Short task: Repeat verbatim the lines from the one containing "Emit a LaTeX" to the one containing "Principal investigator\\[2pt]\Bf Uploads/updates", ends included, minus any pictures.

Data provided:
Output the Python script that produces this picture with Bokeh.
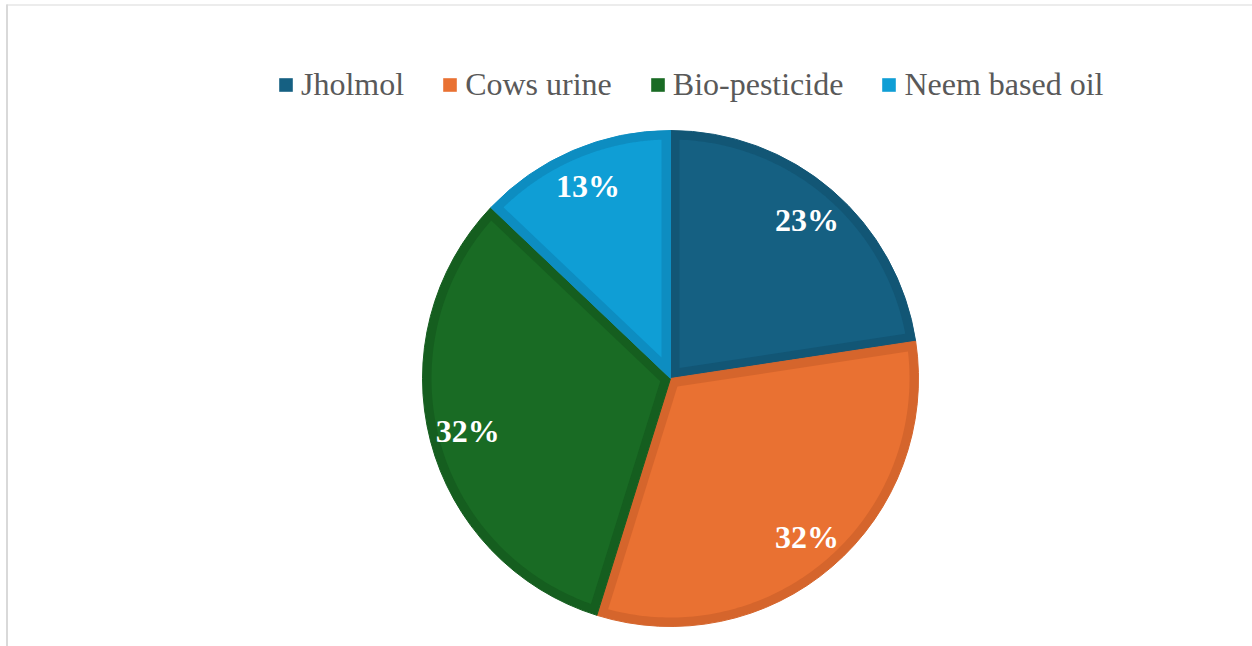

==

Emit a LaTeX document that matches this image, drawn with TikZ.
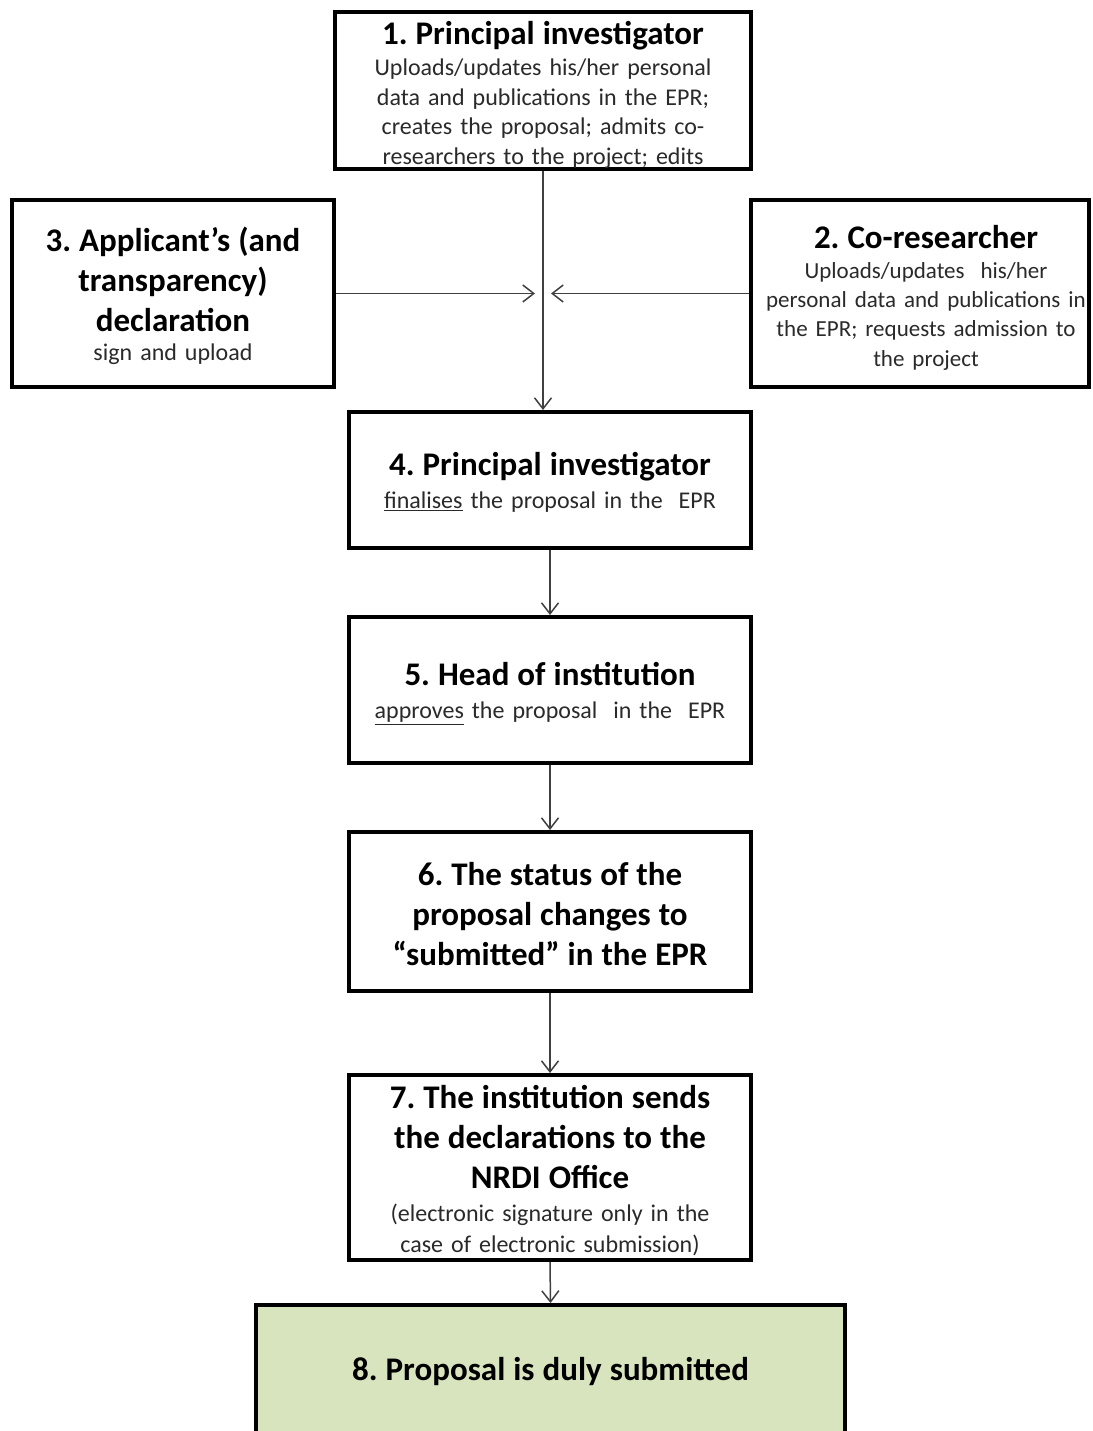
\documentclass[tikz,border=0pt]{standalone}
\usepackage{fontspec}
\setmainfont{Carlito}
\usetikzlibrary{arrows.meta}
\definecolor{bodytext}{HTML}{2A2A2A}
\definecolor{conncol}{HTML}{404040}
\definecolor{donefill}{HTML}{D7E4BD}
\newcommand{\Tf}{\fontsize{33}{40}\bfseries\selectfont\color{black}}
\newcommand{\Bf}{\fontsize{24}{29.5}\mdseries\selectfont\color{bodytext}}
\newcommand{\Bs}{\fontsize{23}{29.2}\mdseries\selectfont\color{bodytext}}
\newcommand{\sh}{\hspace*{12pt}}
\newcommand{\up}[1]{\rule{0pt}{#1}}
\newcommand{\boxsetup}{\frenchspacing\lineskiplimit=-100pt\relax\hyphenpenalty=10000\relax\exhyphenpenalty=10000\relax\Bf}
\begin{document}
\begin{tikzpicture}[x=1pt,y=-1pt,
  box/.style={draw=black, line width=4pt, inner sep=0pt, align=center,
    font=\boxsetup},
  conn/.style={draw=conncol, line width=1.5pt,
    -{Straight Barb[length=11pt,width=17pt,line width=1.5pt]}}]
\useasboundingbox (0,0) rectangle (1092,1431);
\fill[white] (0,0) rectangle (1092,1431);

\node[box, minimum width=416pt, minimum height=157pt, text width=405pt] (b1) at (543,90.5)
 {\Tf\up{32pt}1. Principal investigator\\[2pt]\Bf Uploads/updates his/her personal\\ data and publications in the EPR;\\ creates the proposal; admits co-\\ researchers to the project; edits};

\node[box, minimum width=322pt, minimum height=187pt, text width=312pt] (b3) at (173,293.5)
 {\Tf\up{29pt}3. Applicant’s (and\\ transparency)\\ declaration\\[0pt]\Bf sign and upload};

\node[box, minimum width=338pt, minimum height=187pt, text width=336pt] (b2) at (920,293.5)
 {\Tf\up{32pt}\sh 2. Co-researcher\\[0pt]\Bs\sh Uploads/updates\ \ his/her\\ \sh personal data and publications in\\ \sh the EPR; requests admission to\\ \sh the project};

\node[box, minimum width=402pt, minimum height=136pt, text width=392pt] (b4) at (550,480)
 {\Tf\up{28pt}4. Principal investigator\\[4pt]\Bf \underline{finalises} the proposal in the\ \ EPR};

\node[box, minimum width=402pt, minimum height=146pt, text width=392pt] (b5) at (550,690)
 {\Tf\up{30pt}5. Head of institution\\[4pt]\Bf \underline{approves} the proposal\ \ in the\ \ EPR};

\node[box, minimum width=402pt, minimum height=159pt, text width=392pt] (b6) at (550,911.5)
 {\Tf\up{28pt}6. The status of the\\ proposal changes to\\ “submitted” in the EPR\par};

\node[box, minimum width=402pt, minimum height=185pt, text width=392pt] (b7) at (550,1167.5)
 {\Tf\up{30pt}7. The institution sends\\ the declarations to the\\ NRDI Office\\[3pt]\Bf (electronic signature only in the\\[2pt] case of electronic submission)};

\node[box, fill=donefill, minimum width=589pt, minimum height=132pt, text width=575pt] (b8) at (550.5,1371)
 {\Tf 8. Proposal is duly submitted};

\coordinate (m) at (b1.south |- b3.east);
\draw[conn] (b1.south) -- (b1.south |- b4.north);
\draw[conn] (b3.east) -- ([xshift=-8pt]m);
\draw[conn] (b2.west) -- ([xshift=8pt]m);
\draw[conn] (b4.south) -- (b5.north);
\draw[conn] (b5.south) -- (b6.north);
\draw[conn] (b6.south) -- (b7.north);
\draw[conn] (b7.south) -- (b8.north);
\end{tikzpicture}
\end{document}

Result of the task:
Emit a LaTeX document that matches this image, drawn with TikZ.
\documentclass[tikz,border=0pt]{standalone}
\usepackage{fontspec}
\setmainfont{Carlito}
\usetikzlibrary{arrows.meta}
\definecolor{bodytext}{HTML}{2A2A2A}
\definecolor{conncol}{HTML}{404040}
\definecolor{donefill}{HTML}{D7E4BD}
\newcommand{\Tf}{\fontsize{33}{40}\bfseries\selectfont\color{black}}
\newcommand{\Bf}{\fontsize{24}{29.5}\mdseries\selectfont\color{bodytext}}
\newcommand{\Bs}{\fontsize{23}{29.2}\mdseries\selectfont\color{bodytext}}
\newcommand{\sh}{\hspace*{12pt}}
\newcommand{\up}[1]{\rule{0pt}{#1}}
\newcommand{\boxsetup}{\frenchspacing\lineskiplimit=-100pt\relax\hyphenpenalty=10000\relax\exhyphenpenalty=10000\relax\Bf}
\begin{document}
\begin{tikzpicture}[x=1pt,y=-1pt,
  box/.style={draw=black, line width=4pt, inner sep=0pt, align=center,
    font=\boxsetup},
  conn/.style={draw=conncol, line width=1.5pt,
    -{Straight Barb[length=11pt,width=17pt,line width=1.5pt]}}]
\useasboundingbox (0,0) rectangle (1092,1431);
\fill[white] (0,0) rectangle (1092,1431);

\node[box, minimum width=416pt, minimum height=157pt, text width=405pt] (b1) at (543,90.5)
 {\Tf\up{32pt}1. Principal investigator\\[2pt]\Bf Uploads/updates his/her personal\\ data and publications in the EPR;\\ creates the proposal; admits co-\\ researchers to the project; edits};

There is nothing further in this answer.